Topic: Media Research Center

The Media Research Center is trying to become enforcers on when the media is permitted to write anything less than flattering about Christianity.

A March 29 MRC Culture & Media Institute article by Matt Philbin complained that Showtime's new miniseries "The Borgias" -- in which family patriarch Rodrigo became pope -- was airing during Lent, complaining that Showtime was "getting into the spirit of Lent and gleefully calling to mind some of the Catholic Church's centuries-old sins," adding that the series is "a thumb in the eye to the Church during holy season."

Philbin doesn't really question the historical accuracy of the content; he concedes that Rodrigo Borgia "bought the papacy, becoming Pope Alexander VI in 1492, and misused his office in a variety of distinctly unholy ways." Instead, he grouses only about the timing of the series (but does not offer an alternative time that the show could air and not draw his criticism) and highlights Bill Donohue's attack on the series, failing to disclose that his boss, Brent Bozell, is on the board of advisors of Donohue's organization, the Catholic League.

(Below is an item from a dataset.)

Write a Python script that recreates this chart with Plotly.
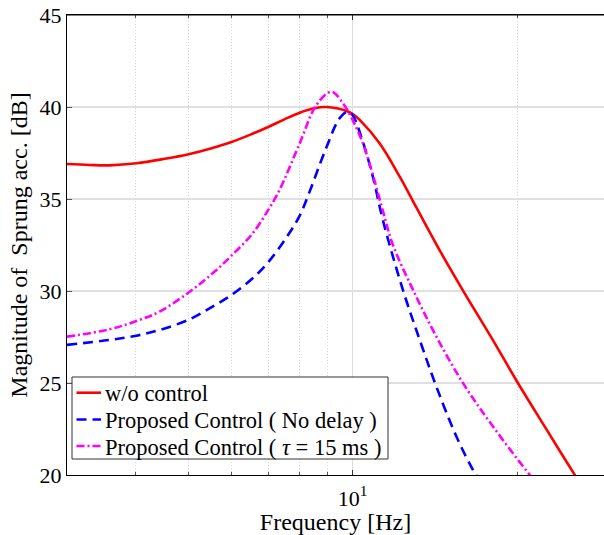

In the same spirit, an April 3 NewsBusters post by Tim Graham bashing the Washington Post for running a feature article on the creators of a new Broadway musical about Mormons (emphasis in original):

The Washington Post obviously doesn't observe the idea that Sunday is the Lord's Day. It's apparently the Atheist's Day. The  entire top half of the front page of the April 3 Sunday Arts section is an enormous picture of "South Park" creators Trey Parker and Matt Stone. Just below the fold is a huge headline: "No, nothing is sacred." Another huge picture of Parker and Stone is inside, dominating most of E-7. The text around these publicity shots [Jennifer Altman for The Washington Post] is another promotional piece by Post theatre critic Peter Marks. Saying their new play "The Book of Mormon" actually "deserves worship" wasn't enough. A second helping of goo is required.

[...]

Marks and other South Park shoe-shiners don't seem to understand that Parker and Stone toe a hard line. Just because they giggle a lot and make butt jokes doesn't mean they aren't taking a very firm stand on the near-mental illness of religious people. They also fail to note that this pair is picking on people who don't fight back. If they wanted to make fun of a buffoonish religious figure, where is "Al Sharpton: The Musical"? It wouldn't happen because Sharpton would sue, and someone's building might get burned down.

Graham offers no evidence that he would be any less incensed about his article had it run on any other day of the week. He also offers no evidence that he has actually seen the musicial, which hasn't stop him for attacking it before.

Graham also slips in a bit of his omnipresent gay-bashing: "Don't miss that this show has a serious political meaning for the gay lobby. As MTV.com reported last year, "It's a project the duo first announced back in 2008, after the passage of the gay-marriage-banning Proposition 8 in California (for which the Mormon Church campaigned heavily)."